Even if that proves a stretch, the 11th-ranked Tigers have risen from a dreadful season to the brink of the top 10 with an about-face that's come with the rapidity of the next play in Gus Malzahn's no-huddle offense.
A road upset of Johnny Manziel and then-No. 7 Texas A&M vaulted Auburn (6-1) 13 spots in the rankings and made the Tigers, who host Florida Atlantic on Saturday night, perhaps the chief challenger to No. 1 Alabama in the SEC's Western Division.
Ford's ambition goes beyond that. Way beyond.
"I think we can win it all. You know?" he said. "There's no reason to say that we can't. We said we wanted to have the biggest turnaround in college football. Why not win it all?
"But we're going to keep getting better every practice, every game, every week, and look and see where it can take us. We can definitely win it all if we do that."
It would be an even bigger surprise than the Tigers' 2010 national title. Only this time there's no Cam Newton leading the way.
Auburn is certainly in an unexpected position after last Saturday's 45-41 win over the Aggies, who won last year's meeting by six touchdowns.
The Tigers have already doubled their win total from last season, when they lost all eight SEC games, many of them in ugly fashion.
Malzahn set about installing his fast-paced offense, run by dual-threat junior college transfer Nick Marshall, and repeatedly preaching his "it's a new day" theme.
His latest refrain, uttered after most games, is "We haven't arrived." Malzahn trotted it out twice on Tuesday.
"You look across college football, the teams that don't keep improving throughout the year, it's relevant," Malzahn said. "There's a lot of ups and downs and that's our challenge. We've got to keep rolling, take it one game at a time and stay focused."
The SEC West is certainly within reach. The Tigers and the unbeaten Crimson Tide are the only teams in the division with fewer than two losses.
Auburn could be favored in every game leading up to that with road trips remaining to Arkansas and Tennessee before hosting chief rivals Georgia and Alabama. Win out, and the Tigers will play for the SEC title.

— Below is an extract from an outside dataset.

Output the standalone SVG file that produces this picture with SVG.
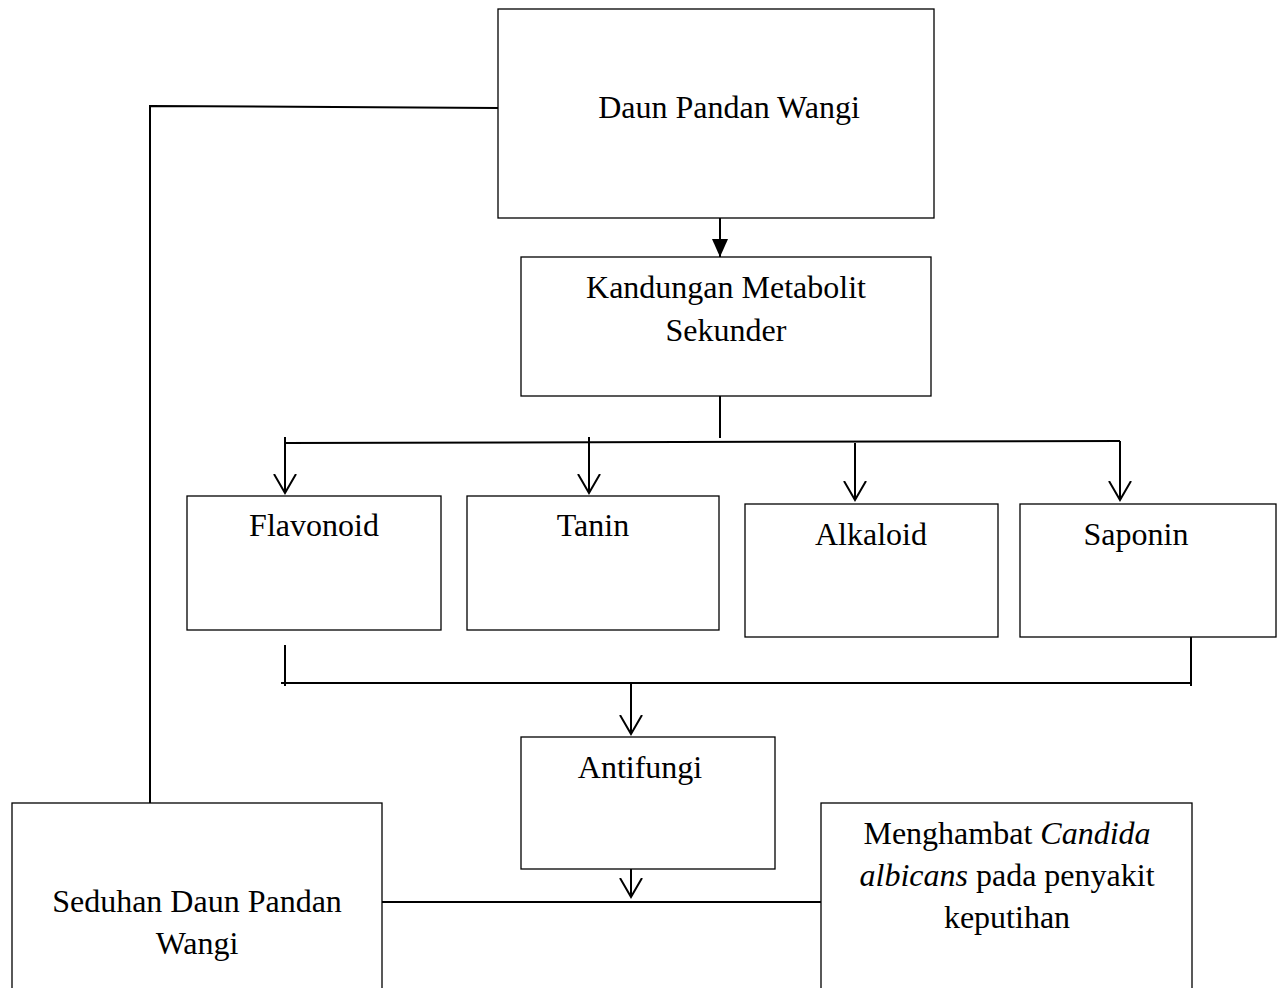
<svg xmlns="http://www.w3.org/2000/svg" width="1277" height="988" viewBox="0 0 1277 988">
<style>
.box{fill:#fff;stroke:#000;stroke-width:1.3}
.ln{fill:none;stroke:#000;stroke-width:2}
.t{font-family:"Liberation Serif","Times New Roman",serif;font-size:32px;fill:#000;text-anchor:middle}
</style>
<defs>
<marker id="fa" markerWidth="18" markerHeight="16" refX="18" refY="8" orient="auto" markerUnits="userSpaceOnUse" viewBox="0 0 18 16"><path d="M0,0 L18,8 L0,16 z" fill="#000"/></marker>
<marker id="oa" markerWidth="22" markerHeight="24" refX="19" refY="11" orient="auto" markerUnits="userSpaceOnUse" viewBox="0 0 22 22"><path d="M0,0 L19,11 L0,22" fill="none" stroke="#000" stroke-width="2"/></marker>
</defs>
<rect width="1277" height="988" fill="#fff"/>
<g id="connectors">
<polyline class="ln" points="498,108 150,106 150,803"/>
<line class="ln" x1="720" y1="218" x2="720" y2="257" marker-end="url(#fa)"/>
<line class="ln" x1="720" y1="396" x2="720" y2="438"/>
<line class="ln" x1="285" y1="443" x2="1120" y2="441"/>
<line class="ln" x1="285" y1="437" x2="285" y2="493" marker-end="url(#oa)"/>
<line class="ln" x1="589" y1="437" x2="589" y2="493" marker-end="url(#oa)"/>
<line class="ln" x1="855" y1="443" x2="855" y2="500" marker-end="url(#oa)"/>
<line class="ln" x1="1120" y1="441" x2="1120" y2="500" marker-end="url(#oa)"/>
<line class="ln" x1="285" y1="645" x2="285" y2="686"/>
<line class="ln" x1="1191" y1="637" x2="1191" y2="686"/>
<line class="ln" x1="281" y1="683" x2="1192" y2="683"/>
<line class="ln" x1="631" y1="683" x2="631" y2="734" marker-end="url(#oa)"/>
<line class="ln" x1="631" y1="869" x2="631" y2="897" marker-end="url(#oa)"/>
<line class="ln" x1="382" y1="902" x2="821" y2="902"/>
</g>
<g id="daun">
<rect class="box" x="498" y="9" width="436" height="209"/>
<text class="t" x="729" y="118">Daun Pandan Wangi</text>
</g>
<g id="kandungan">
<rect class="box" x="521" y="257" width="410" height="139"/>
<text class="t" x="726" y="298">Kandungan Metabolit</text>
<text class="t" x="726" y="341">Sekunder</text>
</g>
<g id="flavonoid">
<rect class="box" x="187" y="496" width="254" height="134"/>
<text class="t" x="314" y="536">Flavonoid</text>
</g>
<g id="tanin">
<rect class="box" x="467" y="496" width="252" height="134"/>
<text class="t" x="593" y="536">Tanin</text>
</g>
<g id="alkaloid">
<rect class="box" x="745" y="504" width="253" height="133"/>
<text class="t" x="871" y="545">Alkaloid</text>
</g>
<g id="saponin">
<rect class="box" x="1020" y="504" width="256" height="133"/>
<text class="t" x="1136" y="545">Saponin</text>
</g>
<g id="antifungi">
<rect class="box" x="521" y="737" width="254" height="132"/>
<text class="t" x="640" y="778">Antifungi</text>
</g>
<g id="seduhan">
<rect class="box" x="12" y="803" width="370" height="200"/>
<text class="t" x="197" y="912">Seduhan Daun Pandan</text>
<text class="t" x="197" y="954">Wangi</text>
</g>
<g id="menghambat">
<rect class="box" x="821" y="803" width="371" height="200"/>
<text class="t" x="1007" y="844">Menghambat <tspan font-style="italic">Candida</tspan></text>
<text class="t" x="1007" y="886"><tspan font-style="italic">albicans</tspan> pada penyakit</text>
<text class="t" x="1007" y="928">keputihan</text>
</g>
</svg>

Few were thinking of the Tigers as contenders until the win in College Station.
"I think we put ourselves back on the map," Ford said. "We definitely went from playing for nothing last year to playing for a lot this year."

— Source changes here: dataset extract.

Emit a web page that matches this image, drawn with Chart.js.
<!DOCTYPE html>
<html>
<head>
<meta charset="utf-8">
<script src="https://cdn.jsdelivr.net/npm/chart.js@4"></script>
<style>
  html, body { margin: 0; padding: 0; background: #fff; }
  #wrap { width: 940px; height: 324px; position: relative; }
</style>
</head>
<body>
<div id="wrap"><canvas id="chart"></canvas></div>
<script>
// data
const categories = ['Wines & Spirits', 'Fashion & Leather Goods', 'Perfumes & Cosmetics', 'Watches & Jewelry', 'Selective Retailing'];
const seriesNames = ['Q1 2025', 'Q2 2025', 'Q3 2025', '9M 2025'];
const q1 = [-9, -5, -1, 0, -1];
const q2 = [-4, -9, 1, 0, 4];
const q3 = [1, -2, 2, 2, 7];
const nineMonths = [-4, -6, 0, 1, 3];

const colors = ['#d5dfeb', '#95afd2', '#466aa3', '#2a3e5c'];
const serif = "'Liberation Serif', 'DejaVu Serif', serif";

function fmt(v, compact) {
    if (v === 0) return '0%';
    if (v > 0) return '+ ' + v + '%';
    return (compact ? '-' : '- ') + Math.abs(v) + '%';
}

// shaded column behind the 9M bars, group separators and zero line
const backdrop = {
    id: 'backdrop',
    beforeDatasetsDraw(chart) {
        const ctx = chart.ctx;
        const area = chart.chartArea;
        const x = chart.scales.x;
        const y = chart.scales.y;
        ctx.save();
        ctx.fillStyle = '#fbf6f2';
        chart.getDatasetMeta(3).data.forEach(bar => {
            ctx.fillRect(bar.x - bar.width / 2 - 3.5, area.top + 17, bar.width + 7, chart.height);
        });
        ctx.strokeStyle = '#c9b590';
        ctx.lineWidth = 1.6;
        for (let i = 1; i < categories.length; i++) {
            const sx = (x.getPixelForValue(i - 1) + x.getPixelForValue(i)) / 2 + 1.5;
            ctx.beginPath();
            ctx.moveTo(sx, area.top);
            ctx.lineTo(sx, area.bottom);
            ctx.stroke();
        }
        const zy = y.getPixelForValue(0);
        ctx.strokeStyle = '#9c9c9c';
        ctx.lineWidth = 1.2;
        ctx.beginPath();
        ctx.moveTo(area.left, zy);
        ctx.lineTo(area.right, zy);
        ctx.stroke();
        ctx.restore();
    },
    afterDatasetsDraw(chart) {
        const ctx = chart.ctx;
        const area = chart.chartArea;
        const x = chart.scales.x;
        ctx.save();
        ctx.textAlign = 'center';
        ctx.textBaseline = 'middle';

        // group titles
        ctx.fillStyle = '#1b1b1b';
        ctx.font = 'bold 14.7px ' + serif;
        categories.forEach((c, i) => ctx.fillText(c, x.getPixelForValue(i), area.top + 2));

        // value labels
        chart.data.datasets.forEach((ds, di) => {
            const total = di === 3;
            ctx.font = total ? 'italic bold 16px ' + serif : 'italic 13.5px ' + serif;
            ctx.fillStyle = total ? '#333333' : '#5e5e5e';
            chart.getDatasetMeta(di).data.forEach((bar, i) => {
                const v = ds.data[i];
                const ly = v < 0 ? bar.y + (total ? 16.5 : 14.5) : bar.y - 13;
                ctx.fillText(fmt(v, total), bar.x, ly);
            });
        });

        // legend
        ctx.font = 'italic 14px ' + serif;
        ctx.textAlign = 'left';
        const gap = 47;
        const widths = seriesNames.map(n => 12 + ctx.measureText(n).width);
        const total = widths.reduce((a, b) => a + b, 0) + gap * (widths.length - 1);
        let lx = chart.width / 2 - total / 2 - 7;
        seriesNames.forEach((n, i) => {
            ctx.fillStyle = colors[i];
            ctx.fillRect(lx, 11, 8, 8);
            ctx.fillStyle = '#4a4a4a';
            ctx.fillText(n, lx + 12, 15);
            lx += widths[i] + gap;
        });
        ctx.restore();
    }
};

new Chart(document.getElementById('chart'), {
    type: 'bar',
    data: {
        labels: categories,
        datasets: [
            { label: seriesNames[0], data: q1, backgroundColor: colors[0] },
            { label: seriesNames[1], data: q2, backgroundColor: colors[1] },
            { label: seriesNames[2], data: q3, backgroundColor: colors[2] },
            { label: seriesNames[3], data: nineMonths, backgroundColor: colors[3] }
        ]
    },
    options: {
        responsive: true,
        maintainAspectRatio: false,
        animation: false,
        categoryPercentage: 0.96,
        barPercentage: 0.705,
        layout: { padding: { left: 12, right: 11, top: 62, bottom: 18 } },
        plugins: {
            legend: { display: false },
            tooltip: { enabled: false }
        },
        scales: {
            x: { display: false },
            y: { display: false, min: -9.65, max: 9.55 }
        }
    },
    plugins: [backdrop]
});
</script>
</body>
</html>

The improvement has been pretty much across the board but most evident with Marshall and the offense. The Tigers rank eight nationally in rushing offense after finishing 78th last season. Auburn has climbed 96 spots, from 115th to 19th, in total offense.
Center Reese Dismukes said Malzahn has been the big difference since replacing Gene Chizik, who was fired two years after winning the national title. Malzahn was offensive coordinator for that team.
"He's the reason why we're successful and he's got us and we've got him, we've got each other's back," Dismukes said. "It's just a mindset. I'm glad he's our head coach, and he's a heck of a coach."
The biggest changes in personnel have been JUCO transfers Marshall and No. 2 rusher Cameron Artis-Payne, plus a handful of new defensive linemen.
Other players such as receiver Sammie Coates and safety Robenson Therezie have dramatically stepped up their production.
Four of Auburn's wins have been decided in the final minutes, and Dismukes said that's the opposite of last season when "it was like everything happened for us to lose a game.
"I would say everything is falling into place," he said. "It's all the same guys. We're playing better as a team than we were last year. Everybody believes we can win. That's just the big thing. It's a new day like coach Malzahn says and that's really it."
FAU (2-5) is coming off its bye week following losses in three of its previous four games, including 24-23 to Marshall on Oct. 12.
Justin Haig kicked a 41-yard field goal as time expired for Marshall, which trailed by as many as nine in the final quarter.
Jaquez Johnson threw a touchdown pass and ran for another score for FAU, which lost its only other meeting with Auburn, 30-14 on Sept. 24, 2011.